I was one of those parents, but that wasn’t my biggest worry.

I feared that after enduring such a beating, my son would put his bat, his glove, on the shelf, and never play with them again. I was afraid my son’s baseball career was over long before he’d had the chance to burn out.

The tournament ended after two brutal losses.

Days passed. Then it was Tuesday night. Time for practice.

My son was not excited to go. He even asked his mom if he could stay home with her.

On the drive to Hickey Park, he sat with his arms crossed in the back of my truck. He stared out the window. He didn’t say anything, and I didn’t either. I didn’t know what to say. I didn’t know how Coach Drew would handle such a dismal performance. I wondered what drills he’d run, which skills he’d try to improve.

When we arrived at the field, I stayed in the truck. I watched my son stomp across the parking lot, his bat bag (which is nearly as big as he is) strung over one shoulder.

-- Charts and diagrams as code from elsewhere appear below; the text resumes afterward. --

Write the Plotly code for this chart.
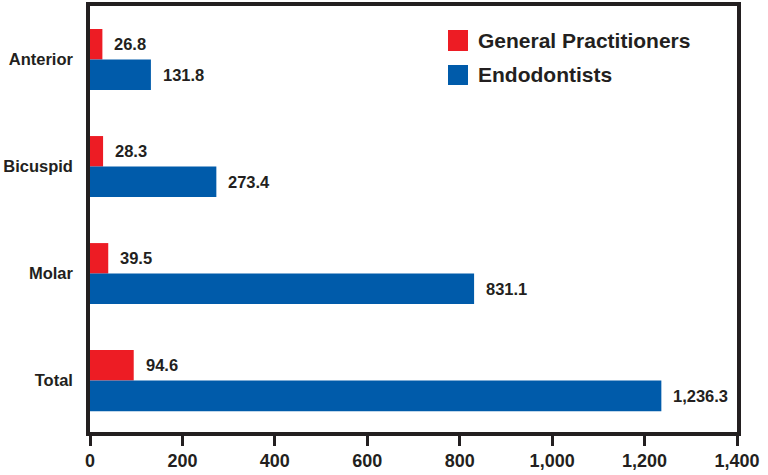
import plotly.graph_objects as go

categories = ["Anterior", "Bicuspid", "Molar", "Total"]
gp_values = [26.8, 28.3, 39.5, 94.6]
endo_values = [131.8, 273.4, 831.1, 1236.3]
series_names = ["General Practitioners", "Endodontists"]
x_ticks = [0, 200, 400, 600, 800, 1000, 1200, 1400]
x_tick_labels = ["0", "200", "400", "600", "800", "1,000", "1,200", "1,400"]

RED = "#ED1C24"
BLUE = "#005BAA"
INK = "#231F20"
FONT = "Liberation Sans"

fig = go.Figure()
fig.add_trace(go.Bar(y=categories, x=gp_values, orientation="h", name=series_names[0],
                     marker=dict(color=RED, line=dict(width=0)), showlegend=False))
fig.add_trace(go.Bar(y=categories, x=endo_values, orientation="h", name=series_names[1],
                     marker=dict(color=BLUE, line=dict(width=0)), showlegend=False))

# value labels placed just past the end of each bar
annotations = []
for vals, shift in ((gp_values, -0.145), (endo_values, 0.145)):
    for i, v in enumerate(vals):
        annotations.append(dict(
            x=v, y=i + shift, xref="x", yref="y",
            text=f"<b>{v:,.1f}</b>", showarrow=False,
            xanchor="left", yanchor="middle", xshift=10,
            font=dict(family=FONT, size=16.5, color=INK)))

# legend drawn as swatches + labels in the upper right of the plot
legend_rows = [(RED, series_names[0], 0.9437, 0.8944), (BLUE, series_names[1], 0.8615, 0.8146)]
shapes = []
for color, name, y1, y0 in legend_rows:
    shapes.append(dict(type="rect", xref="paper", yref="paper",
                       x0=0.5533, x1=0.5842, y0=y0, y1=y1,
                       fillcolor=color, line=dict(width=0)))
    annotations.append(dict(x=0.5966, y=(y0 + y1) / 2, xref="paper", yref="paper",
                            text=f"<b>{name}</b>", showarrow=False,
                            xanchor="left", yanchor="middle",
                            font=dict(family=FONT, size=21, color=INK)))

fig.update_layout(
    width=768, height=475,
    margin=dict(l=90, r=31, t=6, b=43),
    paper_bgcolor="white", plot_bgcolor="white",
    barmode="group", bargap=0.43, bargroupgap=0,
    font=dict(family=FONT, color=INK),
    shapes=shapes, annotations=annotations,
    xaxis=dict(range=[0, 1400], tickvals=x_ticks, ticktext=[f"<b>{t}</b>" for t in x_tick_labels],
               showgrid=False, zeroline=False, automargin=False,
               showline=True, linecolor=INK, linewidth=3.5, mirror=True,
               ticks="outside", ticklen=10, tickwidth=3, tickcolor=INK,
               tickfont=dict(family=FONT, size=18, color=INK)),
    yaxis=dict(categoryorder="array", categoryarray=categories, autorange=False,
               range=[3.48, -0.5], automargin=False,
               tickvals=categories, ticktext=[f"<b>{c}</b>" for c in categories],
               showgrid=False, zeroline=False,
               showline=True, linecolor=INK, linewidth=3.5, mirror=True,
               ticks="", ticklabelstandoff=10,
               tickfont=dict(family=FONT, size=16.5, color=INK)),
)

fig.write_html("out.html")
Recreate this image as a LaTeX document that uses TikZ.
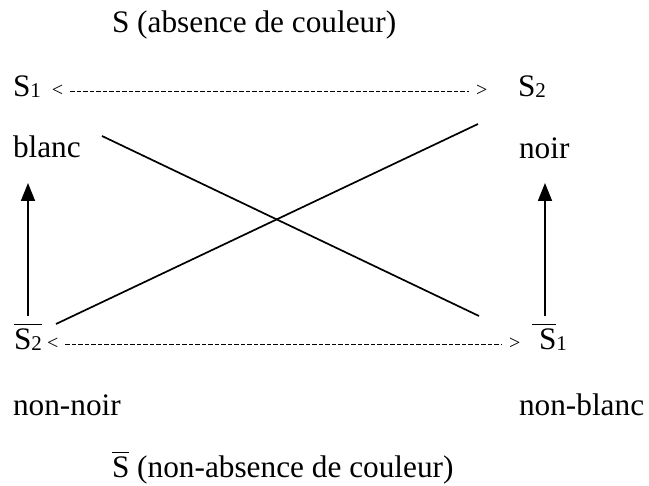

The other boys were out there already, huddled around Coach Drew. Drew had his hands behind his back, saying words I couldn’t hear, but I could see his hands, the surprise he was hiding.

It was a ball.

Not a baseball.

A big, red, rubber kickball.

The boys’ cheers pierced my truck’s cab. When I stepped out, they were shirtless and howling. They’d gone feral. They’d gone mad. It was beautiful, just how happy they were to be out there playing a game instead of practicing a game they’d yet to master.

For the next hour, I stood behind the chain-link fence, marveling over those boys, basking in their joy. When the game was over and one team had lost and the other had won and nobody cared, I even teared up a little.

Throughout the entirety of my athletic career, I’ve never, not once, witnessed a coach make a better call.